<<<<

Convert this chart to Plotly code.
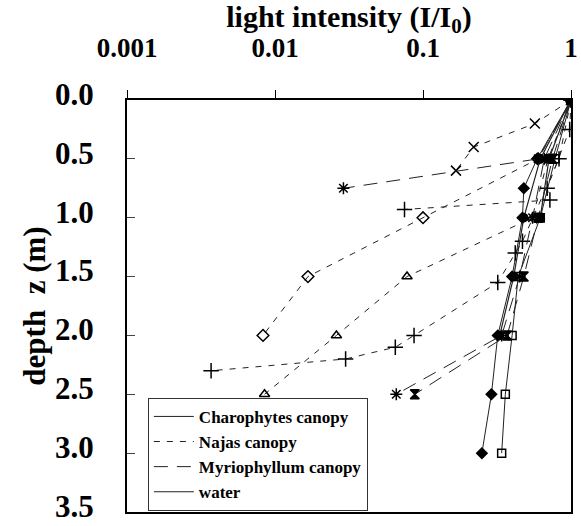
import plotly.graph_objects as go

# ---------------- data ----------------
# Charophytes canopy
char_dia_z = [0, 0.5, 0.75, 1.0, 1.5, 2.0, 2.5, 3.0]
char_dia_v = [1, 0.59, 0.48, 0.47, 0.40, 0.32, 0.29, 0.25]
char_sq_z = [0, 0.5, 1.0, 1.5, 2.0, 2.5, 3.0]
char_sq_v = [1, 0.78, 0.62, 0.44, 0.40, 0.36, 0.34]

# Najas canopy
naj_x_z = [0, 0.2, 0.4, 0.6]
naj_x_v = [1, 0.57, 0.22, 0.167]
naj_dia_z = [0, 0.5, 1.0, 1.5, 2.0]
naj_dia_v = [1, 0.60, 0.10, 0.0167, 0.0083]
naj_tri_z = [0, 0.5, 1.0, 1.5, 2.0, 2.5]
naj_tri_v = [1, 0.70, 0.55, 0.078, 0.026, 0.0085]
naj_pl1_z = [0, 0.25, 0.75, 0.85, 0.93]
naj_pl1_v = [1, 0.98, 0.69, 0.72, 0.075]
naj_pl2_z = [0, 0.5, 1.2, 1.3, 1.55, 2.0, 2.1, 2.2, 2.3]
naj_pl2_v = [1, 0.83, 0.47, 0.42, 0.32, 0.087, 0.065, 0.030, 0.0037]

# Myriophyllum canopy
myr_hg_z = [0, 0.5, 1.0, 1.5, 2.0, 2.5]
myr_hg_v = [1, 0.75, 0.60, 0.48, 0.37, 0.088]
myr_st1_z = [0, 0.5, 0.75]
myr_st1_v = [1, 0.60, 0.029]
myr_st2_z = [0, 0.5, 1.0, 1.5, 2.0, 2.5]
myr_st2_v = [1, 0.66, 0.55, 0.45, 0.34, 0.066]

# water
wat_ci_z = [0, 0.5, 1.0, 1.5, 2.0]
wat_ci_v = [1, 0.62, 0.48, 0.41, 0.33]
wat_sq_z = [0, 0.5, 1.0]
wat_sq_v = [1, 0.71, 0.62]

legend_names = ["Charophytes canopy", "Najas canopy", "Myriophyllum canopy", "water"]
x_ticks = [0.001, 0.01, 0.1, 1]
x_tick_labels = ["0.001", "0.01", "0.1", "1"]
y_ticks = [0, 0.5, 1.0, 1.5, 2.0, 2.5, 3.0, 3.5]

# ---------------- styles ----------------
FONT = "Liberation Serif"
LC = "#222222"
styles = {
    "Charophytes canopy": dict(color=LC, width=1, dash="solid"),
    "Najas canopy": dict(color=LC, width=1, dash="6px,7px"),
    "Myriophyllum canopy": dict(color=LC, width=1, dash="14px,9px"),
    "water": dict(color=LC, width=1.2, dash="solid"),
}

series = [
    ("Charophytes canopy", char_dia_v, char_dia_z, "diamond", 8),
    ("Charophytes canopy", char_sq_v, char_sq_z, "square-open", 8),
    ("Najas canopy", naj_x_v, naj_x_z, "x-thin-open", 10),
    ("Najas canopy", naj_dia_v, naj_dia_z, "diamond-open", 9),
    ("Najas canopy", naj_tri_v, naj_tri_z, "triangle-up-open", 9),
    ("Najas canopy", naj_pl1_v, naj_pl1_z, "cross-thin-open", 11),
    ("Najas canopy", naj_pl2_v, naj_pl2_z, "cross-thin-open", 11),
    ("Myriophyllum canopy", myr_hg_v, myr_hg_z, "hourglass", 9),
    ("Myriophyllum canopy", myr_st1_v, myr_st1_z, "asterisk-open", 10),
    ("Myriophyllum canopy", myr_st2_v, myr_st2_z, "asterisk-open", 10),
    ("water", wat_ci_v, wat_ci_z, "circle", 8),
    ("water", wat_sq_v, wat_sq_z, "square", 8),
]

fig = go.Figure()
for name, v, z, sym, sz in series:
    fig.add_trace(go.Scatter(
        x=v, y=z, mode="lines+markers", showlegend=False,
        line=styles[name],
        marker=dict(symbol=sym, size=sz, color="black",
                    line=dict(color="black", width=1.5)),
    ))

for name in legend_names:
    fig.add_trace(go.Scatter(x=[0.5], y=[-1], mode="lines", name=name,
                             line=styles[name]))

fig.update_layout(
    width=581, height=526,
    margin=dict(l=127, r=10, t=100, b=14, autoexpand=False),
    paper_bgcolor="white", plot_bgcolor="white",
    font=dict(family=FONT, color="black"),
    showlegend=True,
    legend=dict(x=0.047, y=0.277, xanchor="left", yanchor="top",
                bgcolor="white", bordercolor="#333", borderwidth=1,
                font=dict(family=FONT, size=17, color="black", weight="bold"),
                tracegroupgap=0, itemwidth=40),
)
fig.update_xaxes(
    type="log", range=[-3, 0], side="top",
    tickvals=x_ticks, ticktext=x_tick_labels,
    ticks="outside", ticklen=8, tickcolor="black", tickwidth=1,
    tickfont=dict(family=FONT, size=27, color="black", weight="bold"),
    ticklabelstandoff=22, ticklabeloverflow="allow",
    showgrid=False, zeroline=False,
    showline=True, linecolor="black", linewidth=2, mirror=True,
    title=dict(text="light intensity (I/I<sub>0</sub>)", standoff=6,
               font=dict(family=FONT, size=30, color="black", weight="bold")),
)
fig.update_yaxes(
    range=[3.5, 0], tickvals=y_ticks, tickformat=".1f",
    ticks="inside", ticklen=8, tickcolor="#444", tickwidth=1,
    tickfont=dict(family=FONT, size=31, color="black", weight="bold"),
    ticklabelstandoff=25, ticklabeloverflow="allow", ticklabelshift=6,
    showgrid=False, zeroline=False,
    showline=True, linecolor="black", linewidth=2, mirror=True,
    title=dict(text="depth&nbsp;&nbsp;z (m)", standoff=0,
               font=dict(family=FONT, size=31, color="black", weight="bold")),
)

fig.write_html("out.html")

>>>>

**THE REQUEST**
From the first line of the listing above, repeat every line through the one holding "import plotly.graph_objects as go". Both ends count, and pictures stay out.

**WRITTEN RESPONSE**
Convert this chart to Plotly code.
import plotly.graph_objects as go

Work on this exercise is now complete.